Les régions fusionnées disposeront d'un budget supérieur. Certes ! Mais la réforme de 1982 a été une réussite car les budgets des régions étaient surtout des budgets d'investissement, ce qui est gage d'efficacité. Est-il structurant pour les territoires de confier aux régions l'entretien de la robinetterie des collèges ?
En conclusion, chercher la « taille critique » revient à chercher à atteindre un optimum régional qui n'existe pas, faute de corrélation entre la taille, l'économie, la richesse. La Pologne n'a pas réduit son nombre de régions. Quant à l'Espagne, il faut aussi évoquer la loi de 2012. De plus, le renforcement des régions est entendu comme renforcement du niveau régional par rapport aux autres collectivités, non face à l'État. Il ne s'agit pas d'une amorce de fédéralisme.
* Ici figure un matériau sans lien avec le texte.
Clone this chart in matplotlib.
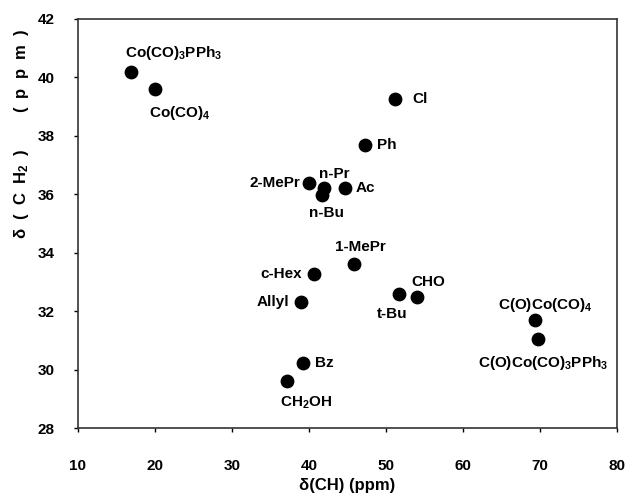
import matplotlib
matplotlib.use("Agg")
import matplotlib.pyplot as plt

plt.rcParams['font.family'] = ['Liberation Sans', 'DejaVu Sans']
plt.rcParams['font.weight'] = 'bold'
plt.rcParams['mathtext.default'] = 'regular'

# substituent labels and shifts
names = [r'Co(CO)$_3$PPh$_3$', r'Co(CO)$_4$', 'Cl', 'Ph', '2-MePr', 'n-Pr', 'n-Bu', 'Ac',
         '1-MePr', 'c-Hex', 'Allyl', 't-Bu', 'CHO', r'C(O)Co(CO)$_4$',
         r'C(O)Co(CO)$_3$PPh$_3$', 'Bz', r'CH$_2$OH']
d_ch = [16.9, 20.0, 51.2, 47.3, 40.0, 41.9, 41.7, 44.7,
        45.9, 40.7, 39.0, 51.7, 54.0, 69.4, 69.7, 39.2, 37.2]
d_ch2 = [40.2, 39.6, 39.25, 37.7, 36.4, 36.2, 35.97, 36.2,
         33.6, 33.26, 32.3, 32.6, 32.5, 31.7, 31.06, 30.24, 29.6]

# label placement: (dx, dy) in pixels, ha
offsets = [(-6, 19, 'left'), (-6, -24, 'left'), (17, 0, 'left'), (12, 0, 'left'),
           (-9, 0, 'right'), (-5, 14, 'left'), (-13, -18, 'left'), (10, 0, 'left'),
           (6, 17, 'center'), (-12, 0, 'right'), (-12, 0, 'right'), (-7, -20, 'center'),
           (12, 15, 'center'), (10, 15, 'center'), (5, -24, 'center'), (12, 0, 'left'),
           (-7, -22, 'left')]

fig = plt.figure(figsize=(6.26, 4.96), dpi=100)
ax = fig.add_axes([0.1246, 0.137, 0.861, 0.8247])

ax.scatter(d_ch, d_ch2, s=80, color='black', zorder=3)
for n, x, y, (dx, dy, ha) in zip(names, d_ch, d_ch2, offsets):
    ax.annotate(n, (x, y), xytext=(dx, dy), textcoords='offset pixels',
                ha=ha, va='center', fontsize=11, fontweight='bold')

ax.set_xlim(10, 80)
ax.set_ylim(28, 42)
ax.set_xticks(range(10, 81, 10))
ax.set_yticks(range(28, 43, 2))
ax.tick_params(direction='out', length=3, width=1, labelsize=11)
ax.tick_params(axis='x', pad=19)
ax.tick_params(axis='y', pad=14)
for lab in ax.get_xticklabels() + ax.get_yticklabels():
    lab.set_fontweight('bold')
for sp in ax.spines.values():
    sp.set_linewidth(1.2)
    sp.set_color('#333333')

ax.set_xlabel('δ(CH) (ppm)', fontsize=12, fontweight='bold', labelpad=4)
fig.text(22 / 626, 1 - 134 / 496, r'δ  (  C  H$_2$  )        (  p  p  m  )',
         rotation=90, ha='center', va='center', fontsize=12, fontweight='bold')

fig.savefig('out.png', dpi=100)
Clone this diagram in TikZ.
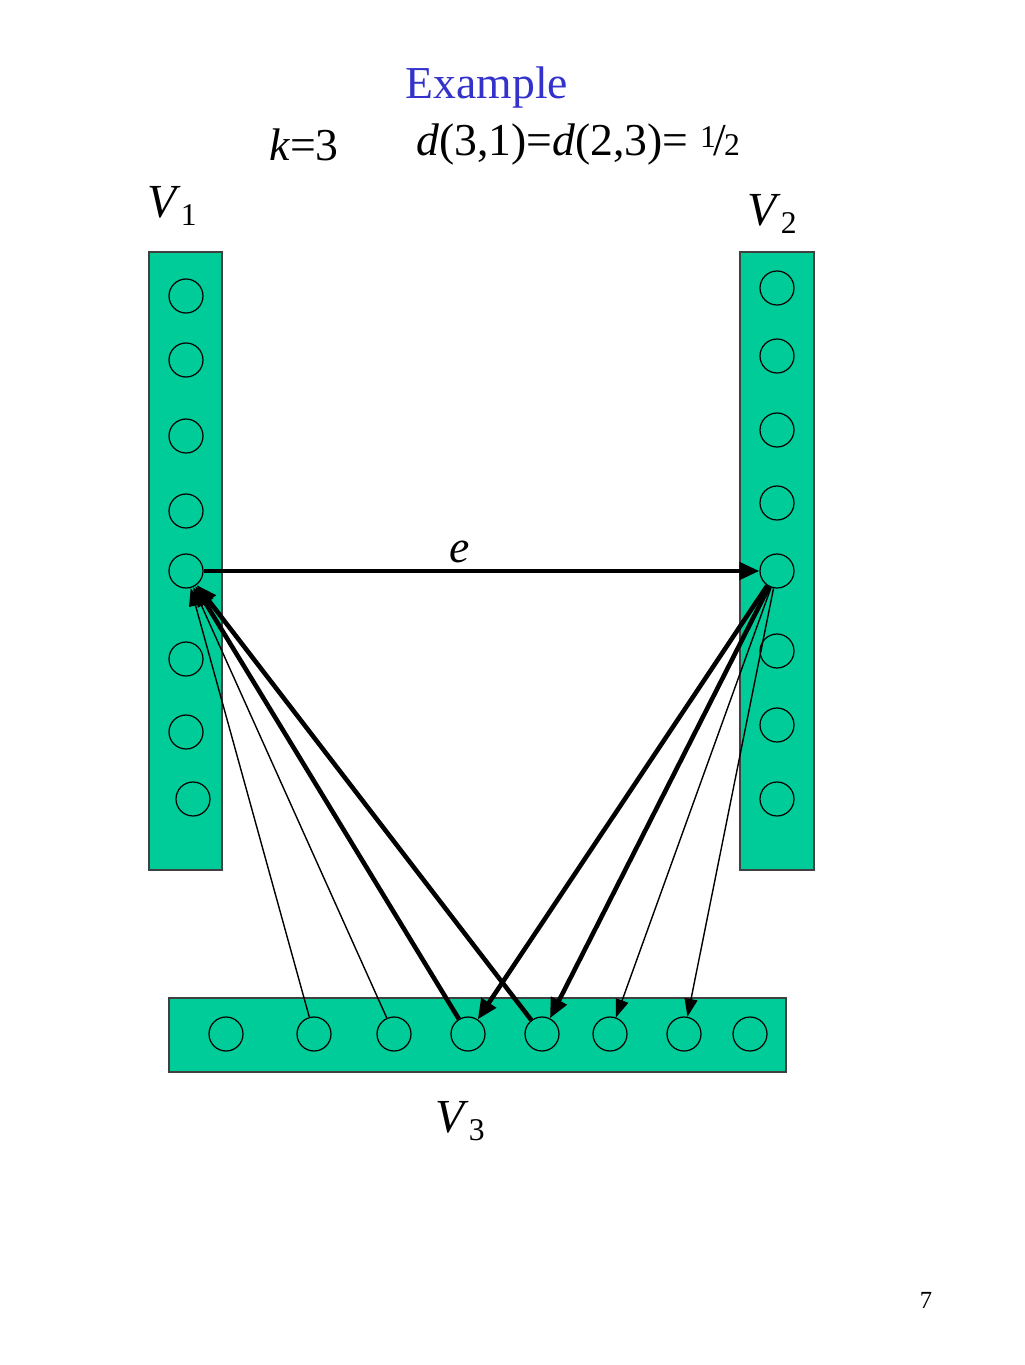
\documentclass[tikz,border=0pt]{standalone}
\usepackage{fontspec}
\setmainfont{Liberation Serif}
\usetikzlibrary{arrows.meta}
\definecolor{slidegreen}{RGB}{0,204,153}
\definecolor{titleblue}{RGB}{51,51,204}
\newcommand{\vname}[1]{\textit{V}\raisebox{-0.35ex}{\fontsize{18}{18}\selectfont #1}}
\newcommand{\onehalf}{\raisebox{0.42ex}{\fontsize{18}{18}\selectfont 1}\kern-0.05em/\kern-0.05em{\fontsize{18}{18}\selectfont 2}}
\tikzstyle{part}=[draw=black!75, fill=slidegreen, line width=0.8pt]
\tikzstyle{vert}=[circle, draw, line width=0.7pt, minimum size=0.68cm, inner sep=0pt]
\tikzstyle{bigarr}=[-{Triangle[length=0.4cm,width=0.34cm]}, line width=2.6pt]
\tikzstyle{smallarr}=[-{Triangle[length=0.36cm,width=0.26cm]}, line width=0.8pt]
\begin{document}
\begin{tikzpicture}[x=0.02cm, y=-0.02cm]
		\useasboundingbox (0,0) rectangle (1024,1365);
		\node[titleblue] (title) at (487,88) {\fontsize{26}{30}\selectfont Example};
		\node (kval) at (304,145) {\fontsize{26}{30}\selectfont\textit{k}=3};
		\node (dval) at (578,145) {\fontsize{26}{30}\selectfont\textit{d}(3,1)=\textit{d}(2,3)= \onehalf};
		
		% the three parts
		\draw[part] (149,252) rectangle (222,870);
		\draw[part] (740,252) rectangle (814,870);
		\draw[part] (169,998) rectangle (786,1072);
		\node (v1) at (172,206) {\fontsize{27}{30}\selectfont\vname{1}};
		\node (v2) at (772,214) {\fontsize{27}{30}\selectfont\vname{2}};
		\node (v3) at (460,1121) {\fontsize{27}{30}\selectfont\vname{3}};
		
		\foreach \i/\x/\y in {1/186/296,2/186/360,3/186/436,4/186/511,5/186/571,6/186/659,7/186/732,8/193/799}
		\node[vert] (a\i) at (\x,\y) {};
		\foreach \i/\y in {1/288,2/356,3/430,4/503,5/571,6/651,7/725,8/799}
		\node[vert] (b\i) at (777,\y) {};
		\foreach \i/\x in {1/226,2/314,3/394,4/468,5/542,6/610,7/684,8/750}
		\node[vert] (c\i) at (\x,1034) {};
		
		\draw[bigarr] (a5) -- node[above, pos=0.46] {\fontsize{26}{30}\selectfont\textit{e}} (b5);
		
		\draw[smallarr] (c2) -- (a5);
		\draw[smallarr] (c3) -- (a5);
		\draw[bigarr] (c4) -- (a5);
		\draw[bigarr] (c5) -- (a5);
		
		\draw[bigarr] (b5) -- (c4);
		\draw[bigarr] (b5) -- (c5);
		\draw[smallarr] (b5) -- (c6);
		\draw[smallarr] (b5) -- (c7);
		
		\node (pagenum) at (926,1300) {\fontsize{14}{16}\selectfont 7};
\end{tikzpicture}
\end{document}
Les fusions seront-elles sources d'économies ? Dans un premier temps, elles s'accompagneront de coûts directs inévitables dus aux déménagements, à l'aménagement des locaux, à la mise en place d'outils informatiques communs, etc. Surtout, elles auront des effets négatifs externes : le temps passé à discuter des modalités des fusions, du choix de la capitale, de l'emplacement des services sera autant de temps perdu pour définir des stratégies de développement, définir les politiques d'emploi ou renforcer les indispensables coopérations entre régions ! Pour que les fusions réussissent, il faut des synergies entre les anciennes capitales régionales. Or, en train, il faut 2 heures 26 pour aller d'Amiens à Reims, 2 heures 07 d'Orléans à Limoges, 2 heures 08 de Toulouse à Montpellier, 2 heures 25 de Clermont-Ferrand à Lyon. Notre pays manque des infrastructures ferroviaires pour développer les synergies et les réseaux.
Les fusions entraîneront aussi des coûts directs permanents : le mieux-disant l'emportera toujours, avec des coûts plus élevés en matière sociale, pour l'entretien des lycées, la création d'antennes supplémentaires dans les territoires, etc. L'expérience montre que les coûts croissent avec la taille.
Enfin, un mot sur l'identité : le développement présuppose que les personnes s'identifient avec leur territoire.
Le diagnostic des réformes antérieures n'a pas été fait. On n'améliore pas un puzzle en changeant le nombre de pièces. Les réformes de fond, fiscale notamment, dans le sens d'une véritable décentralisation, n'ont pas été lancées. Mais comme le disait le poète Pierre Seghers, « l'impossible, c'est ce qui demande du temps ».